> STORED DATA:
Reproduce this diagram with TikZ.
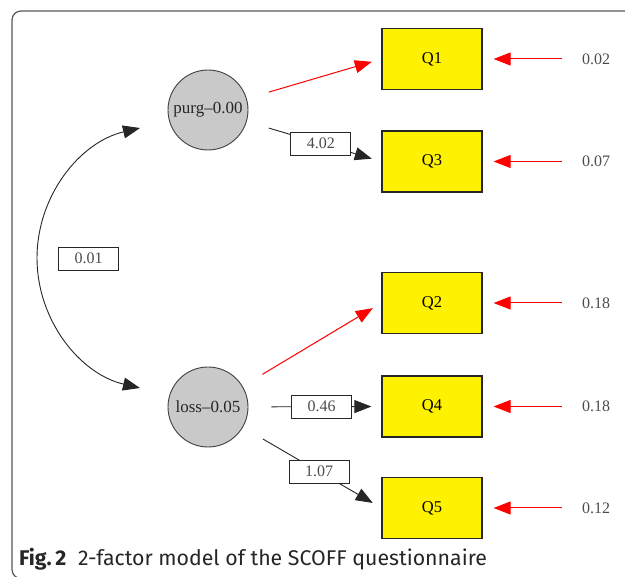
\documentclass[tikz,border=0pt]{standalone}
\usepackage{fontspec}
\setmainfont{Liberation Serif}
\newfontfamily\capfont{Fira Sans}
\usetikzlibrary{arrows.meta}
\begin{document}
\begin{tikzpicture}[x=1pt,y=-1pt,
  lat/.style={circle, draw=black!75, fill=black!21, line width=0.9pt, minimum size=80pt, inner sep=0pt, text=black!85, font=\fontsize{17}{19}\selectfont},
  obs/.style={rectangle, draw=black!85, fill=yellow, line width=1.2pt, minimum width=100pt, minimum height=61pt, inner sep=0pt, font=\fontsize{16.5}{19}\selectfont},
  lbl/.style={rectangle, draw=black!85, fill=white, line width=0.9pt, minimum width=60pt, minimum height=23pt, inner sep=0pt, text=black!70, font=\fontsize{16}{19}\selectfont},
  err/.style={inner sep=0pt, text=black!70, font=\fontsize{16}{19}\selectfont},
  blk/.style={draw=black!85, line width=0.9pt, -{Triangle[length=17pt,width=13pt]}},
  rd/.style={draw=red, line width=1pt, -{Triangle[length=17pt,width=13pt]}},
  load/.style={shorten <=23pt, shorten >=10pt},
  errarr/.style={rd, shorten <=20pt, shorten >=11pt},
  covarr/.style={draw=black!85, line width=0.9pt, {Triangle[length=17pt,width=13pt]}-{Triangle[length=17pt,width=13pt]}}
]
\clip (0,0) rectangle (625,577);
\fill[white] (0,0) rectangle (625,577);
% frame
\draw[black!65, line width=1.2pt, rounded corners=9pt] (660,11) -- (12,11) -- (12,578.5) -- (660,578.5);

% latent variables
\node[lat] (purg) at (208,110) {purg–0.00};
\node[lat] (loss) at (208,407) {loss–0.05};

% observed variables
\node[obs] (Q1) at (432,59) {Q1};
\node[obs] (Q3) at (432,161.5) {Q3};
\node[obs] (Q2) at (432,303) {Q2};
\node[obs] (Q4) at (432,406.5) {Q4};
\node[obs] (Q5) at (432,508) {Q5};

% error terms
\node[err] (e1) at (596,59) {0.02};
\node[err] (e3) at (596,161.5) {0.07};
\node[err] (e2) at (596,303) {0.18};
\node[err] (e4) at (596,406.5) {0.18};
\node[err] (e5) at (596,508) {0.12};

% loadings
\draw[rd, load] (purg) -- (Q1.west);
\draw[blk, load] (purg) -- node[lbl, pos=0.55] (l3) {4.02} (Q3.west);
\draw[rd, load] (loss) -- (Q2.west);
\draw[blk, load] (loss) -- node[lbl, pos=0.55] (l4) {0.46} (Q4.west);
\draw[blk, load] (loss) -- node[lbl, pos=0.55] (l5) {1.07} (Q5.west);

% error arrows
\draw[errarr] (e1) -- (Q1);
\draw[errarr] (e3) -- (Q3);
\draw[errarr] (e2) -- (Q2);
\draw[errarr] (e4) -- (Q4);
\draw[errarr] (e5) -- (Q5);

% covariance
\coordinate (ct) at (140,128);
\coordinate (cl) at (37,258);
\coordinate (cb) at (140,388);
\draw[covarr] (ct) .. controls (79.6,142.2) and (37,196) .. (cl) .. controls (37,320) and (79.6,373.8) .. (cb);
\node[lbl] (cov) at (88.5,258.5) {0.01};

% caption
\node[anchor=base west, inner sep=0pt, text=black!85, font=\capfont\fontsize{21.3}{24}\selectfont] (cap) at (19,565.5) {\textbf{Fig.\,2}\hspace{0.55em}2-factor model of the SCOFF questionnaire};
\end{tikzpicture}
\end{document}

> WHAT YOU WILL DO: Pictures are excluded; copy all other data exactly as shown.

> WRITTEN SOLUTION:
Reproduce this diagram with TikZ.
\documentclass[tikz,border=0pt]{standalone}
\usepackage{fontspec}
\setmainfont{Liberation Serif}
\newfontfamily\capfont{Fira Sans}
\usetikzlibrary{arrows.meta}
\begin{document}
\begin{tikzpicture}[x=1pt,y=-1pt,
  lat/.style={circle, draw=black!75, fill=black!21, line width=0.9pt, minimum size=80pt, inner sep=0pt, text=black!85, font=\fontsize{17}{19}\selectfont},
  obs/.style={rectangle, draw=black!85, fill=yellow, line width=1.2pt, minimum width=100pt, minimum height=61pt, inner sep=0pt, font=\fontsize{16.5}{19}\selectfont},
  lbl/.style={rectangle, draw=black!85, fill=white, line width=0.9pt, minimum width=60pt, minimum height=23pt, inner sep=0pt, text=black!70, font=\fontsize{16}{19}\selectfont},
  err/.style={inner sep=0pt, text=black!70, font=\fontsize{16}{19}\selectfont},
  blk/.style={draw=black!85, line width=0.9pt, -{Triangle[length=17pt,width=13pt]}},
  rd/.style={draw=red, line width=1pt, -{Triangle[length=17pt,width=13pt]}},
  load/.style={shorten <=23pt, shorten >=10pt},
  errarr/.style={rd, shorten <=20pt, shorten >=11pt},
  covarr/.style={draw=black!85, line width=0.9pt, {Triangle[length=17pt,width=13pt]}-{Triangle[length=17pt,width=13pt]}}
]
\clip (0,0) rectangle (625,577);
\fill[white] (0,0) rectangle (625,577);
% frame
\draw[black!65, line width=1.2pt, rounded corners=9pt] (660,11) -- (12,11) -- (12,578.5) -- (660,578.5);

% latent variables
\node[lat] (purg) at (208,110) {purg–0.00};
\node[lat] (loss) at (208,407) {loss–0.05};

% observed variables
\node[obs] (Q1) at (432,59) {Q1};
\node[obs] (Q3) at (432,161.5) {Q3};
\node[obs] (Q2) at (432,303) {Q2};
\node[obs] (Q4) at (432,406.5) {Q4};
\node[obs] (Q5) at (432,508) {Q5};

% error terms
\node[err] (e1) at (596,59) {0.02};
\node[err] (e3) at (596,161.5) {0.07};
\node[err] (e2) at (596,303) {0.18};
\node[err] (e4) at (596,406.5) {0.18};
\node[err] (e5) at (596,508) {0.12};

% loadings
\draw[rd, load] (purg) -- (Q1.west);
\draw[blk, load] (purg) -- node[lbl, pos=0.55] (l3) {4.02} (Q3.west);
\draw[rd, load] (loss) -- (Q2.west);
\draw[blk, load] (loss) -- node[lbl, pos=0.55] (l4) {0.46} (Q4.west);
\draw[blk, load] (loss) -- node[lbl, pos=0.55] (l5) {1.07} (Q5.west);

% error arrows
\draw[errarr] (e1) -- (Q1);
\draw[errarr] (e3) -- (Q3);
\draw[errarr] (e2) -- (Q2);
\draw[errarr] (e4) -- (Q4);
\draw[errarr] (e5) -- (Q5);

% covariance
\coordinate (ct) at (140,128);
\coordinate (cl) at (37,258);
\coordinate (cb) at (140,388);
\draw[covarr] (ct) .. controls (79.6,142.2) and (37,196) .. (cl) .. controls (37,320) and (79.6,373.8) .. (cb);
\node[lbl] (cov) at (88.5,258.5) {0.01};

% caption
\node[anchor=base west, inner sep=0pt, text=black!85, font=\capfont\fontsize{21.3}{24}\selectfont] (cap) at (19,565.5) {\textbf{Fig.\,2}\hspace{0.55em}2-factor model of the SCOFF questionnaire};
\end{tikzpicture}
\end{document}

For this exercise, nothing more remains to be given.